Ferdinand wrote four of the 27 letters that depict the lives of free and enslaved families alike in Lexington and Hopkinsville. Other letters were written by Isabel Watson, a slave who had apparently lived in Hopkinsville and moved to Mississippi, said Louise Jones, director of Special Collections and Library at the Kentucky Historical Society.
"I remember ... that you wished to know whether I was free or not," Ferdinand wrote in a letter dated Aug. 4, 1850, "To this I answer dear uncles I am free."
Ferdinand apparently was a free man in 1850, 15 years before slavery officially ended in 1865.
"What makes these letters so interesting is that they give us a glimpse into the personal and social lives of African-Americans before the Civil War," Jones said. The war occurred between 1861 and 1865.
Ferdinand Robinson sent uncle Rueben Robinson, "man of color," a letter written in the care of Richard Faulkner, Hopkinsville. Jones said she thinks Faulkner was Rueben's owner.
The letter, dated Feb. 18, 1850, mentions the death of Ferdinand's wife and mother, and the death of his "mistes," which Jones said could have been Ferdinand's owner.
In a September 1851 letter, Ferdinand said he had about $3,000 worth of property and that he was preparing a garden to sell at market the next spring.
Ferdinand told Rueben: "All the family is well with the exception of my youngest child is troubled with worms."
In a letter dated Jan. 15, 1852, Ferdinand said that he married "a free girl," that his brother was unmarried and that his sister had three children who were all free. He wrote about his property and said he had cows, horses and hogs.
The spellings of the surnames, and of Rueben, frequently change in the four letters.
Ferdinand referred to his own last name as Robertson, Robinson and Robison. He identifies the last name of Rueben as both Robertson and Robinson.
Jones said state history officials know little about Ferdinand and Rueben at this point and have not located any of their descendants.
"The true significance of these letters won't be understood until more information about these individuals and their communities have been unearthed," Jones said. "We hope that by making these letters available, people will contact us to share their connections to these letters."
Jones said she thinks Ferdinand's last name is probably Robinson. A Ferdinand Robinson is listed in the 1850 U.S. census records for Fayette County and is identified as a mattress maker, she said.
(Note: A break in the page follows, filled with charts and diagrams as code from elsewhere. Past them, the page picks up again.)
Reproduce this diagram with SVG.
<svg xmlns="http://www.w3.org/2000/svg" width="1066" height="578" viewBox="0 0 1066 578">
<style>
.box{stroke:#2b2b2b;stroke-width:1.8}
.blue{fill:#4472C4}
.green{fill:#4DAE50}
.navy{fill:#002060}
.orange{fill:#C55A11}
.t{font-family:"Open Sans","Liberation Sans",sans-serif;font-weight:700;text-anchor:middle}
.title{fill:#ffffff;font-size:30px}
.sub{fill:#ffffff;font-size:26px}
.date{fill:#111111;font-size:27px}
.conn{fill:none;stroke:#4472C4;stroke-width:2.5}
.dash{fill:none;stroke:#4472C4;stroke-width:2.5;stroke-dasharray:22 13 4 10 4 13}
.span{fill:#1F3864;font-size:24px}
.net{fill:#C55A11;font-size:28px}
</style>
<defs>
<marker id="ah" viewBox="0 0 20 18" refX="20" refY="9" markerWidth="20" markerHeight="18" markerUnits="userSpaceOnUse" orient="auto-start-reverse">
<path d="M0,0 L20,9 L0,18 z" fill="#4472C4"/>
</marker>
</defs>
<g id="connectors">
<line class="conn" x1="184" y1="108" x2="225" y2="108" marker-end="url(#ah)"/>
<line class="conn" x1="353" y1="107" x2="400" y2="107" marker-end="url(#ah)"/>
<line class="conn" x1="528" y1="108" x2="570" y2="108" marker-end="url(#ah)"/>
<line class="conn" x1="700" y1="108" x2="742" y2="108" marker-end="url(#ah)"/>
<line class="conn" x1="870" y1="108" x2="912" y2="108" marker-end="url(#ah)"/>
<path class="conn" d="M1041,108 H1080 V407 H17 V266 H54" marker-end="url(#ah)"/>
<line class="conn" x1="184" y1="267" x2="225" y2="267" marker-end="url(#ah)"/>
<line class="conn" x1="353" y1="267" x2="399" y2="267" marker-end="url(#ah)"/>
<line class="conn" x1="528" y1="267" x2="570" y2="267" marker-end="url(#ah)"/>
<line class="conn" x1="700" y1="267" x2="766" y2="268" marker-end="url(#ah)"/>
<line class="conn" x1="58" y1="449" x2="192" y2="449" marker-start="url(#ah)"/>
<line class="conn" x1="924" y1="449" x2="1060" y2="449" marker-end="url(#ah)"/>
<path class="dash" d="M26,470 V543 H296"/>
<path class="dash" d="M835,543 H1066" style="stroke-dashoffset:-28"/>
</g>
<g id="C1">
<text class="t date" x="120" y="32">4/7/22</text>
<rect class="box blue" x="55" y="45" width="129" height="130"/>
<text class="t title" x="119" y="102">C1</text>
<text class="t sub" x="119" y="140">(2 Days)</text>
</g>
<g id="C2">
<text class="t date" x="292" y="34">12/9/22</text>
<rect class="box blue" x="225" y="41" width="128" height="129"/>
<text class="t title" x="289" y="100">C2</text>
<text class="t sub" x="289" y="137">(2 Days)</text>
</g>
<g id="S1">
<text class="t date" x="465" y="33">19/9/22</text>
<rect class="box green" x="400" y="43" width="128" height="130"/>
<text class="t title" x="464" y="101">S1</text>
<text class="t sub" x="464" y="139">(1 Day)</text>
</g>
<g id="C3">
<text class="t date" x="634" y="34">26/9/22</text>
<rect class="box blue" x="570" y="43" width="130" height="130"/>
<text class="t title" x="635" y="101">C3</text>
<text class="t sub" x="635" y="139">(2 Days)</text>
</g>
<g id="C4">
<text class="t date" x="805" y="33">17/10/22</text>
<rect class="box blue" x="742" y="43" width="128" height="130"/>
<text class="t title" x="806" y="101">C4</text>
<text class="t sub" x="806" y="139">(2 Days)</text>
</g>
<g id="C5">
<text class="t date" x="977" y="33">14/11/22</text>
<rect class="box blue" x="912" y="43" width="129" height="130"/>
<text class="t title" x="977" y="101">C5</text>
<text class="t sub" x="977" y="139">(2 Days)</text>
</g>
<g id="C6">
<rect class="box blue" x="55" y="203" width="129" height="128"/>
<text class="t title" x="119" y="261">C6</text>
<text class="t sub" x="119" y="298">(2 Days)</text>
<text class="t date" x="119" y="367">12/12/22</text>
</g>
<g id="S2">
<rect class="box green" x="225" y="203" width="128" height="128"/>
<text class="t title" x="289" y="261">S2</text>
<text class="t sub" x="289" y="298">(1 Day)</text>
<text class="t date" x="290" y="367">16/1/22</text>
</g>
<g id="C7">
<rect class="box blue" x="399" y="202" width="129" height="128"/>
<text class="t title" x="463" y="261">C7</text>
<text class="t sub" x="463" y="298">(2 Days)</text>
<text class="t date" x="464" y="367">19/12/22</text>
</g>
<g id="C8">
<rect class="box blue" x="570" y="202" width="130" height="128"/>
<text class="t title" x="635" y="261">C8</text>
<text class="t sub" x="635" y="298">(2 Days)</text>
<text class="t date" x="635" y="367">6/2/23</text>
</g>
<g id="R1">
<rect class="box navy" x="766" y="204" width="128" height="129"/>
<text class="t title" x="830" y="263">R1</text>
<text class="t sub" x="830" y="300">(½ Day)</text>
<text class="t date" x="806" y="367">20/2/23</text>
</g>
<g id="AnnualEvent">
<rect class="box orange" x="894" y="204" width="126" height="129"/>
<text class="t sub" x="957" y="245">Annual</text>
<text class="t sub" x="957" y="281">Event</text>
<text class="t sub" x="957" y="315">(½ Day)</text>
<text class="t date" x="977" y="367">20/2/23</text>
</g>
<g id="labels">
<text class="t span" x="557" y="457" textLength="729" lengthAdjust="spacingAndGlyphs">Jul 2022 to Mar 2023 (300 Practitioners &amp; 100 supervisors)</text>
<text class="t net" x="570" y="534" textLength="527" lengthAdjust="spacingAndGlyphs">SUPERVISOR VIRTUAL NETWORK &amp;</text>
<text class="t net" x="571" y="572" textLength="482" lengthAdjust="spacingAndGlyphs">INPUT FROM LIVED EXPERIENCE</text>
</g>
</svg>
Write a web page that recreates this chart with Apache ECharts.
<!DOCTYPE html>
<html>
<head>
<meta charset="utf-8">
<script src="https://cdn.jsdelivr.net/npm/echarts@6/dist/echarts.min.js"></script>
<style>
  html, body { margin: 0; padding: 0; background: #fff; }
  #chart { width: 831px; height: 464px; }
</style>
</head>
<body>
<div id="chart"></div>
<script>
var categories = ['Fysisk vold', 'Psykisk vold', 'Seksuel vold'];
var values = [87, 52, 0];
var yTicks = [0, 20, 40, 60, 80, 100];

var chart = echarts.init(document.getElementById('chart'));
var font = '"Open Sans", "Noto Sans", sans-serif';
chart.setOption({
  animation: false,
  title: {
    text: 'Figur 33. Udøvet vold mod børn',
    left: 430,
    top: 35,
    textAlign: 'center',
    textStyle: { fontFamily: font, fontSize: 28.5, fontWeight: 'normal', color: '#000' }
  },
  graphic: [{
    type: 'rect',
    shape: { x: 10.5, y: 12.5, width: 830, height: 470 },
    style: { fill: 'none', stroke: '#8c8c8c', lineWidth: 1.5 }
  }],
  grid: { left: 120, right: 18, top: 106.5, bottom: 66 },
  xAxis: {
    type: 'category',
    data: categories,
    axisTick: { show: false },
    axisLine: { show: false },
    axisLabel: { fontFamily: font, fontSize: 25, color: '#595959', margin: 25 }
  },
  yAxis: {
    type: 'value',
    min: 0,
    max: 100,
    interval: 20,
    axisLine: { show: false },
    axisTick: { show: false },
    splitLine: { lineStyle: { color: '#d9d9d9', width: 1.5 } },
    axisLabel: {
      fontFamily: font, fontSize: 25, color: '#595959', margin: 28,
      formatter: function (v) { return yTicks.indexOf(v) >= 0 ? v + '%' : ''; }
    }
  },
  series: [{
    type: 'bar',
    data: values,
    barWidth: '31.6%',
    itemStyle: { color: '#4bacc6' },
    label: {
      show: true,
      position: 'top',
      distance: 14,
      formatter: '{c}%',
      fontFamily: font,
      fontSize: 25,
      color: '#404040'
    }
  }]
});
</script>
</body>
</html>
Jones said that research is being conducted to determine whether he is buried in Lexington.
The Kentucky Historical Society was contacted by the family that owned the letters, spokeswoman Lisa Cleveland said.
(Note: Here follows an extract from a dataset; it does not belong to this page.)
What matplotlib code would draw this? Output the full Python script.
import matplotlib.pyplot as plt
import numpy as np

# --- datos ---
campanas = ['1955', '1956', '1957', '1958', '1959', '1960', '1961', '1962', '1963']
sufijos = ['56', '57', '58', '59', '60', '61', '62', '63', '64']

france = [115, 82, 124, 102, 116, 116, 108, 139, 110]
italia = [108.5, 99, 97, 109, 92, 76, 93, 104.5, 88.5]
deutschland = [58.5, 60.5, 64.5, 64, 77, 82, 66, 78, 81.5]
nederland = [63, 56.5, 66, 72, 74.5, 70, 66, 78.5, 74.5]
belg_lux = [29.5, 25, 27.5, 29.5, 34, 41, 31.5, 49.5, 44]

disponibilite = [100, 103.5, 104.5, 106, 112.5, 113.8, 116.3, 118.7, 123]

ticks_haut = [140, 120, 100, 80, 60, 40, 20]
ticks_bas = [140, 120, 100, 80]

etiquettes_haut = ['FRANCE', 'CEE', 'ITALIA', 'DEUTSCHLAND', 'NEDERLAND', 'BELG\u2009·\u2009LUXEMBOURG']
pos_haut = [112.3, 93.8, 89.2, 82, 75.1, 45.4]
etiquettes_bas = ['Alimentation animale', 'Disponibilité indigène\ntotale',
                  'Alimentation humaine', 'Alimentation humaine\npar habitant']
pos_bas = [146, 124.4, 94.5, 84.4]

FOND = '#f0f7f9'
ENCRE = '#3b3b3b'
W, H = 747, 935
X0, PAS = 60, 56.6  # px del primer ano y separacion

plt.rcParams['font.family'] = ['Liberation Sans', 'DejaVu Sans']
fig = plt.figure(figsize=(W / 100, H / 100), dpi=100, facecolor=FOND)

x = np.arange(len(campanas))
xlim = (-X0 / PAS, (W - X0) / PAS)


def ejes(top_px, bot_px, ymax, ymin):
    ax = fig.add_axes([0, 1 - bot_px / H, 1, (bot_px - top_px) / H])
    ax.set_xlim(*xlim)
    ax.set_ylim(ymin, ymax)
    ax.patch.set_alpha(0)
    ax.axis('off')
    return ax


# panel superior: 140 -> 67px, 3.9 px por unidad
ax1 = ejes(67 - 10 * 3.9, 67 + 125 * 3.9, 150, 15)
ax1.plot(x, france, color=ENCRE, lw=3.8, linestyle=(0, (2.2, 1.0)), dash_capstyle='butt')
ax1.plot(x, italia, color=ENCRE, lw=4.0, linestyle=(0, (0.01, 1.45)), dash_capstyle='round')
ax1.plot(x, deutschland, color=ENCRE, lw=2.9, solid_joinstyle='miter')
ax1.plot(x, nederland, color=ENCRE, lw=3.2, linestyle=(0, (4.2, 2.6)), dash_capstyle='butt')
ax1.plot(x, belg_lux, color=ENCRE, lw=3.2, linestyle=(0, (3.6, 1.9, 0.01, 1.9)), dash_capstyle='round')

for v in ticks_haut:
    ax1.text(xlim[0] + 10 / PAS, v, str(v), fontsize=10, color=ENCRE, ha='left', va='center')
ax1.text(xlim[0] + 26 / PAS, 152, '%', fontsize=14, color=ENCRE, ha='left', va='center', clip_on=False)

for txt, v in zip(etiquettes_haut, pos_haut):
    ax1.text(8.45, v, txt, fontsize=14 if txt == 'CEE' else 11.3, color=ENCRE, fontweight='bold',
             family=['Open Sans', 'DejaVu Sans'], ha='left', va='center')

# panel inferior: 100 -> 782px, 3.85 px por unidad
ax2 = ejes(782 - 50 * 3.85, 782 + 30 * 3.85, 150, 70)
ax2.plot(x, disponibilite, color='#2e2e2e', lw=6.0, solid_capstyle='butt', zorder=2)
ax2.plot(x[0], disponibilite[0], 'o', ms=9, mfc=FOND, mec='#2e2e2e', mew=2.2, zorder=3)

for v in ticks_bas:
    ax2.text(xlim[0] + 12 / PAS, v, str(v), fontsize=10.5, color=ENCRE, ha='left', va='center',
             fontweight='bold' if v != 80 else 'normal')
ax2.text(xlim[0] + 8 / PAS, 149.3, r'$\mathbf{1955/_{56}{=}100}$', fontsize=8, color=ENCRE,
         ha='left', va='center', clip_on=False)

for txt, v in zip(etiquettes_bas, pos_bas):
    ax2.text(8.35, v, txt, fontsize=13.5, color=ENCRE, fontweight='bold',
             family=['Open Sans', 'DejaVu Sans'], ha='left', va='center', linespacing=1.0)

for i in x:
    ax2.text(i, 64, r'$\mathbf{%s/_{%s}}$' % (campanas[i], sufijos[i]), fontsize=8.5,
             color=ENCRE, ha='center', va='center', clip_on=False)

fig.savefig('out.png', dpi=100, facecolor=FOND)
Jones said she did not have permission to release the family's name. She said the family is not aware that their ancestors lived in Kentucky, but they know that some lived in Tennessee near the Western Kentucky border.
"They needed to sell the letters, but really wanted them to go to an organization where they could be properly preserved and made public for future generations," Cleveland said.
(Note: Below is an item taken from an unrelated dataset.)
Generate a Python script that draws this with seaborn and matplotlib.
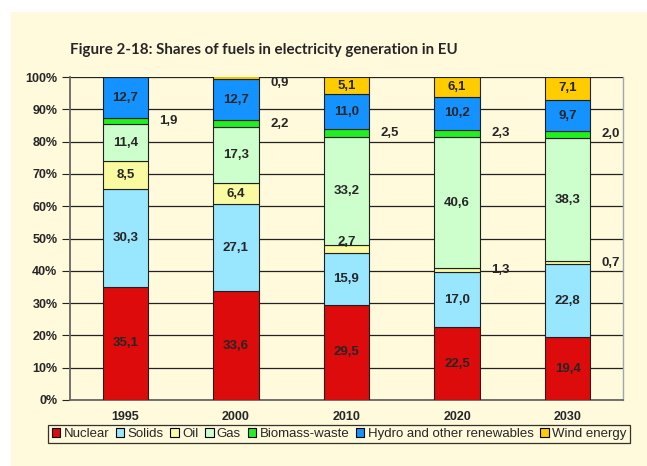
import numpy as np
import pandas as pd
import seaborn as sns
import matplotlib.pyplot as plt
from matplotlib.patches import Patch, Rectangle

years = ["1995", "2000", "2010", "2020", "2030"]
fuels = ["Nuclear", "Solids", "Oil", "Gas", "Biomass-waste",
         "Hydro and other renewables", "Wind energy"]
nuclear = [35.1, 33.6, 29.5, 22.5, 19.4]
solids = [30.3, 27.1, 15.9, 17.0, 22.8]
oil = [8.5, 6.4, 2.7, 1.3, 0.7]
gas = [11.4, 17.3, 33.2, 40.6, 38.3]
biomass = [1.9, 2.2, 2.5, 2.3, 2.0]
hydro = [12.7, 12.7, 11.0, 10.2, 9.7]
wind = [0.0, 0.9, 5.1, 6.1, 7.1]

colors = ["#DD0B0B", "#99E6FF", "#FAFAA0", "#CCFFCC", "#22EE22", "#1492FF", "#FFCC00"]
bg = "#FFFADC"

shares = pd.DataFrame(dict(zip(fuels, [nuclear, solids, oil, gas, biomass, hydro, wind])),
                      index=years)

sns.set_theme(style="white")
plt.rcParams["font.family"] = ["Liberation Sans", "DejaVu Sans"]

fig = plt.figure(figsize=(6.47, 4.66), dpi=100)
fig.patch.set_facecolor("white")
fig.patches.append(Rectangle((11 / 647, 0), 1, (466 - 12) / 466, transform=fig.transFigure,
                             facecolor=bg, edgecolor="none", zorder=-10))
ax = fig.add_axes([70 / 647, (466 - 400) / 466, 553 / 647, 323 / 466])
ax.set_facecolor(bg)

lab_size = 9.5
bottom = np.zeros(len(years))
for fuel, col in zip(fuels, colors):
    vals = shares[fuel].values
    df = pd.DataFrame({"year": years, "share": vals})
    sns.barplot(data=df, x="year", y="share", color=col, bottom=bottom, width=0.41,
                edgecolor="#202020", linewidth=0.8, saturation=1, ax=ax, zorder=3)
    for i, v in enumerate(vals):
        if v <= 0:
            continue
        mid = bottom[i] + v / 2
        txt = f"{v:.1f}".replace(".", ",")
        if fuel == "Oil" and years[i] == "2010":
            ax.text(i, bottom[i] + v + 0.8, txt, ha="center", va="center",
                    fontsize=lab_size, fontweight="bold", zorder=5)
        elif v < 3:
            ax.text(i + 0.31, min(mid, 98.2), txt, ha="left", va="center",
                    fontsize=lab_size, fontweight="bold", zorder=5)
        else:
            ax.text(i, mid, txt, ha="center", va="center",
                    fontsize=lab_size, fontweight="bold", zorder=5)
    bottom = bottom + vals

ax.set_ylim(0, 100)
ax.set_xlim(-0.5, 4.5)
ax.set_yticks(np.arange(0, 101, 10))
ax.set_yticklabels([f"{t}%" for t in range(0, 101, 10)], fontsize=9, fontweight="bold")
ax.set_xticks(range(5))
ax.set_xticklabels(years, fontsize=9, fontweight="bold")
ax.set_xticks(np.arange(-0.5, 5, 1), minor=True)
ax.tick_params(axis="x", which="major", length=0, pad=8)
ax.tick_params(axis="x", which="minor", length=4, width=0.8, color="#555555", direction="out")
ax.tick_params(axis="y", length=6, width=0.8, color="#222222", direction="out", left=True, pad=3)
ax.set_xlabel("")
ax.set_ylabel("")
ax.yaxis.grid(True, color="#222222", linewidth=0.9, zorder=0)
ax.set_axisbelow(True)
for side in ["left", "bottom"]:
    ax.spines[side].set_color("#666666")
    ax.spines[side].set_linewidth(1.3)
ax.spines["top"].set_visible(False)
ax.spines["right"].set_color("#9aa8b0")
ax.spines["right"].set_linewidth(1.0)

fig.text(70 / 647, (466 - 50) / 466, "Figure 2-18: Shares of fuels in electricity generation in EU",
         fontsize=10.9, fontweight="bold", family=["Lato", "DejaVu Sans"], ha="left", va="center")

handles = [Patch(facecolor=c, edgecolor="black", linewidth=0.8) for c in colors]
leg = fig.legend(handles, fuels, loc="center", bbox_to_anchor=(339 / 647, (466 - 434) / 466),
                 ncol=7, fontsize=9.5, frameon=True, fancybox=False, edgecolor="black",
                 handlelength=0.65, handleheight=0.65, handletextpad=0.25, columnspacing=0.5,
                 borderpad=0.25, borderaxespad=0)
leg.get_frame().set_facecolor(bg)
leg.get_frame().set_linewidth(0.9)

fig.savefig("out.png", dpi=100, facecolor=fig.get_facecolor())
The Kentucky Historical Society is an agency of the Kentucky Tourism, Arts and Heritage Cabinet. It is supported by the Kentucky Historical Society Foundation, a private non-profit organization.
The foundation bought the letters for $8,700, the appraised value of the letters, Cleveland said.
Other letters in the collection were mostly written by a woman named Isabel Watson. Those letters originated from Mississippi and include news of a family's health, activities, church and religion, births and deaths; and they describe slavery in Hopkinsville, Jones said.
Isabel Watson wrote about how attending church and finding Jesus would help her friends through their "troubles."
A letter dated April 5, 1841 from Watson to a woman named Violet Ware in Hopkinsville said, "You must write me word whether you have ever found Christ or not you were on the way when I left you."
Jones said that in some cases, the relationship between the correspondents is unknown. They often refer to each other as brother and sister, but she said it is unclear whether they mean that in the biological sense or if they are simply members of the same church.
Kentucky Historical Society staffers have been working to establish a family history of the correspondents, but records from that period, particularly for the enslaved, are lacking, she said.
In some cases, Jones said, slavery is hardly acknowledged in the letters, except in cursory statements about acquaintances being sold or having new masters.
The bulk of the letters in the collection were written before 1859, Jones said. Two post-Civil War letters, which begin in 1873, also are written to a woman named Violet.
The later letters, written by women in Texas and Illinois to Violet, focus more on people working as teachers, buying homes and household items, and their general health and economic status, Jones said.
The letters have been catalogued and digitized.